Jana, die Sängerin der Ostberliner Band „Namenlos“ zum Beispiel, kam mit 18 Jahren nach Hoheneck, dem schlimmsten Frauengefängnis in der DDR. „Da kamst du nicht hin, um deine Zeit abzusitzen. Da kamst du hin, um gebrochen zu werden“, erzählt Henryk Gericke im Gespräch mit Thomas Thyssen. Und sie war nicht die einzige.
Auch Gruftis waren damals im Visier der Staatsmacht. Wir machen uns heutzutage keine Vorstellung mehr davon, was es heißt, für seine Musik oder sein Aussehen verfolgt und belauscht zu werden. Da erscheint es fast schon ein bisschen verrückt, wenn aktuell tausende Menschen auf den Straßen skandieren, sie würden in einer Diktatur leben.
Wie die Punks von damals wohl darüber denken?
Bereits 2007 erschien der Dokumentarfilm „ostPUNK! – too much future“, in dem Punks von früher erzählen, jetzt ergänzt die Compilation die Erinnerungen durch eine musikalische Zusammenstellung. Viele der Aufnahmen sind nie erschienen und exklusiv auf der Compilation zu hören.
Diese Compilation dürfte wohl bei vielen Leuten von damals einen Sturm von Erinnerungen auslösen. Was früher höchst illegal war, gibt es heute ganz legal beim Major Label zu erwerben. Allerdings ist die erste Pressung bereits restlos vergriffen, eine zweite Pressung wird erst im Januar verfügbar sein.
Damals (um 2007) gab es in Berlin eine interessante Ausstellung dazu…
Und ich war da. Habe den Flyer noch. :) War zufällig in Berlin und habe den Flyer in einen Plattenladen entdeckt.
Fand vom 26.8 bis zum 25.9.2015 statt. Habe mir damals auch das Buch zur Aussstellung gekauft.
2015? Dann war ich auf einer anderen Ausstellung,
das war definitiv einige Jahre früher.
Muss mal gucken, ob ich die Eintrittskarte dazu noch finde…
Es war sogar schon 2005. Die Karte hab ich noch nicht gefunden, aber einen Artikel dazu:
https://www.deutschlandfunkkultur.de/ostpunk-too-much-future.1013.de.html?dram:article_id=165274
Haha, habe mich verschrieben. War 2005. Hat mir auf jeden Falll dort sehr gut gefallen.

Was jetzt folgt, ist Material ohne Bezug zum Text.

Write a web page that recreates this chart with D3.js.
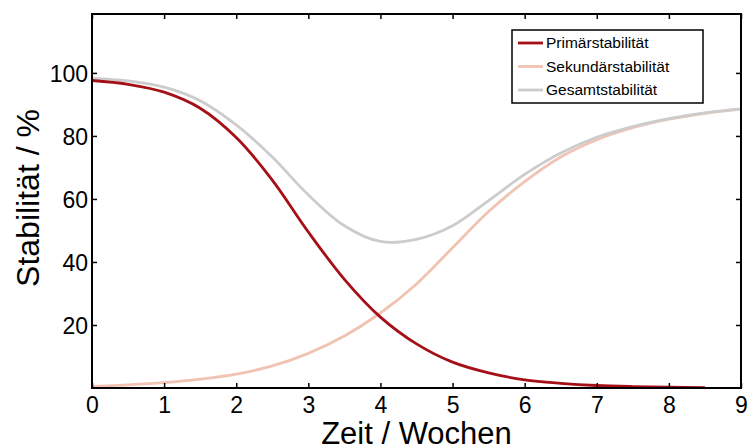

Es gab ja schon Anfang der 90er die Samplerreihe “ Sicher gibt es bessere Zeiten aber diese ist die unserer“ auf Höhni Records. Höhni war immer sehr bemüht die alten DDR Punk-Band-Tapes zu sammeln. Leider gab es aber nie ein Buch dazu. Diese Veröffentlichung ist bestimmt eine tolle Ergänzung. Zum Glück kenne ich eine Insiderin aus dieser Zeit die mir viel zu Feeling B (zum Teil heute Rammstein) und Co erzählen kann da sie mit diesen Leuten rumgehangen hat. Man kann sich heute kaum noch vorstellen was vor kaum mehr als 30 Jahren in Deutschland abgegangen ist. Wer einmal über die Grenze in den Osten musste bekam ein komplett neues Bild von Gesamtdeutschland, inklusive Maschinenpistole im Nacken. Gut, dass diese Zeiten vorbei sind.
Und hoffentlich kommen sie auch niemals wieder. Und ja, in der Tat habe ich die von Dir genannte Veröffentlichung noch bei Höhnie-Records gefunden. Danke für den Tip!
Zum Thema kann ich Euch den Film „Wie Feuer und Flamme“ empfehlen (den deutschen Film von 2001).